Under the headline “This Year It’s Really a Swingfest,” S.F. Chronicle critic Stanley Eichelbaum opined: “I cannot remember when a festival has tried to cover more bases, or made more effort to stimulate young people (by) playing up new directors and controversial, with-it themes.”
Then-program director Albert Johnson hailed ’68 as “the year of revolution.” There had even been fears that general protests and strikes might cancel the event. Jarman now calls the period “a very volatile time (in the Bay Area) but also a fascinating one. There was always some pushing and shoving at the festival itself between our society (attendees) and the real film buffs. To me, that was a very healthy situation.”
This balancing act between glamour, politics and the cutting edge of cinematic art has always characterized SFIFF, which this year celebrates its 50th anniversary as the Western Hemisphere’s oldest extant film festival.
“The hippies proved to be just as excited about movie stars as everyone else,” harrumphed the L.A. Times in ’68. Yet now, as then, the core SFIFF audience is, in current exec director Graham Leggat’s words, “very thoughtful, independent-minded and adventurous,” with a genuine “hunger” for unknown, even difficult works.
A second-generation local theater owner, Irving M. “Bud” Levin, founded the festival in 1957 out of a conviction that his native city “needed to keep its place in the arts world with an international film festival celebrating (movies) as an art form.”
The ambitious 14-day debut included films from 12 countries, among them work from emerging masters Kurosawa, Visconti, Wadja and Satyajit Ray. Back then, the volunteer-run affair was so homey that parties and guest receptions were held in Levin’s own home.
It didn’t take long for SFIFF to expand, professionalize and gain a major media profile. Initial reluctance from Hollywood itself to support this unaffiliated event to the north gradually thawed — especially once Johnson began hosting tributes to “golden age” screen legends in 1965.

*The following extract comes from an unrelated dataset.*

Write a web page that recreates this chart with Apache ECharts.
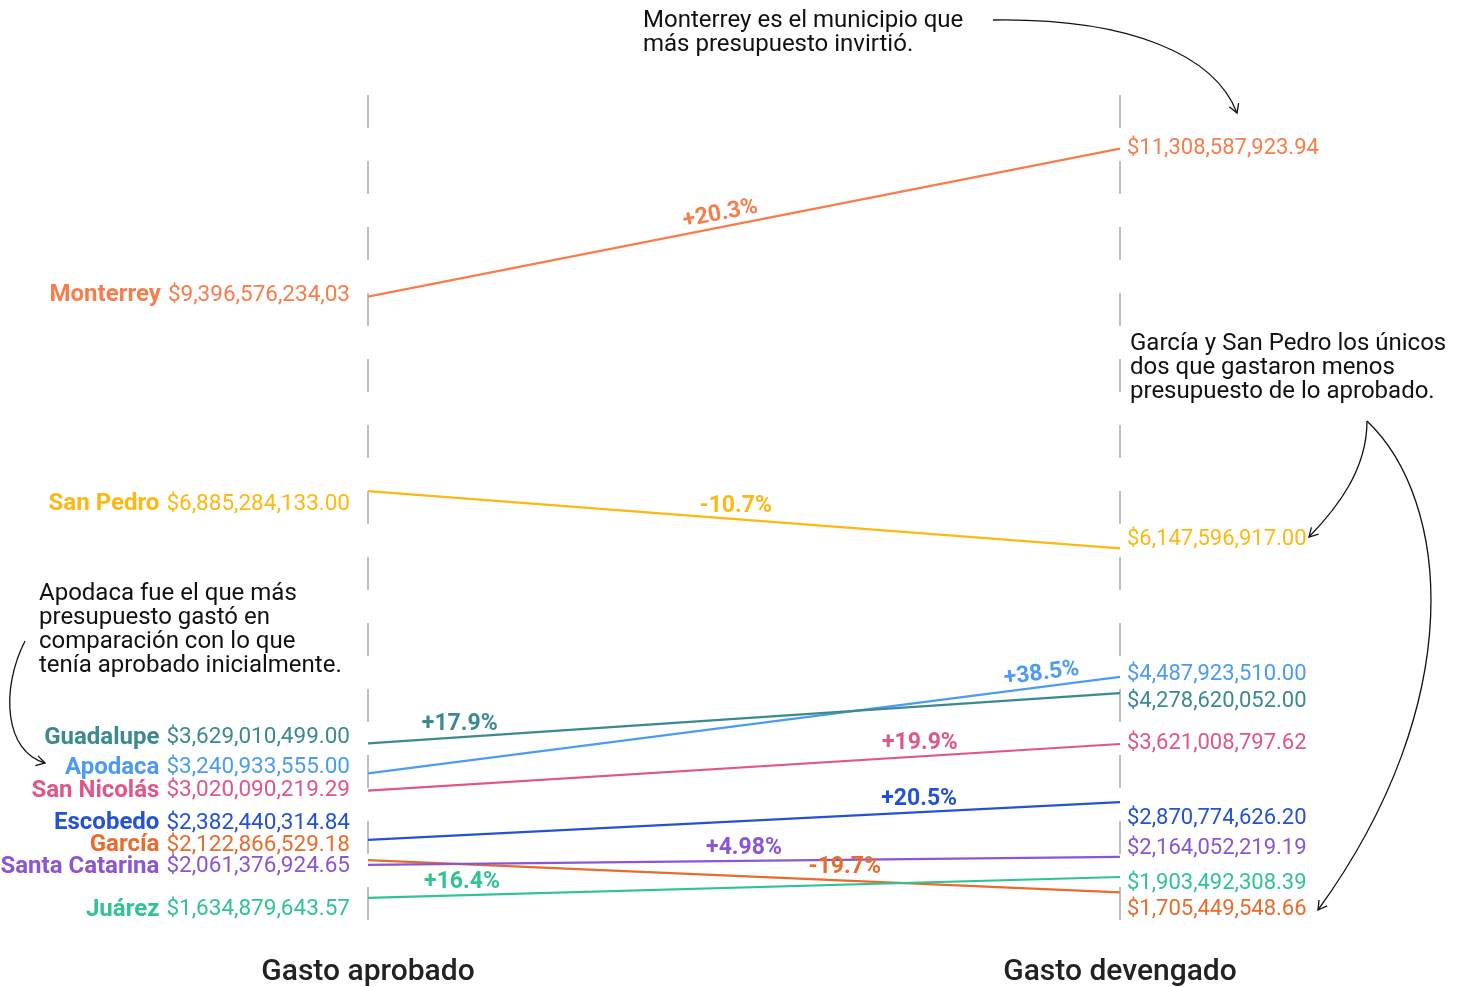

Memorable moments included Bette Davis’ 1969 confession that her “greatest disappointment in later life” was not playing Martha in “Who’s Afraid of Virginia Woolf?”; and Sam Peckinpah’s tipsy but polite 1974 defense of his violent oeuvre.
Producer Tom Luddy, participant in various capacities between the late ’60s and early ’80s, says the tributes featured at Telluride, which he co-founded in 1974, were “completely taken from the template Albert put down. There was no other festival that made tributes and retrospectives so important.”
When Peter Scarlet signed on in 1984 for a long stretch as program director, he dug even deeper into emerging international talents, from premiering low-budget first features by then-unknowns Spike Lee and Christopher Nolan to showcasing Malaysian cinema.
“I think Peter Scarlet established that this is a place where there’s an audience for films from very remote places,” opines S.F.-based film critic-historian David Thomson, adding that in this respect the fest also “suits the city as a natural response to its ‘United Nations’ of a great many small ethnic-national communities.”
Leggat’s regime promises to uphold that explorative legacy while adding new-technology elements and heightened collaborations with the Bay Area’s filmmaking/exhibiting communities. There will, of course, still be the occasional spritz of an A-list celebrity landing, or what he calls “the straw that stirs the drink.”
But upon reaching what board member Fred Levin calls “the second half of its first century,” SFIFF remains committed to emphasizing art over flash amid a global festival scene more crowded and competitive than Levin’s late, fest-founding father could have imagined.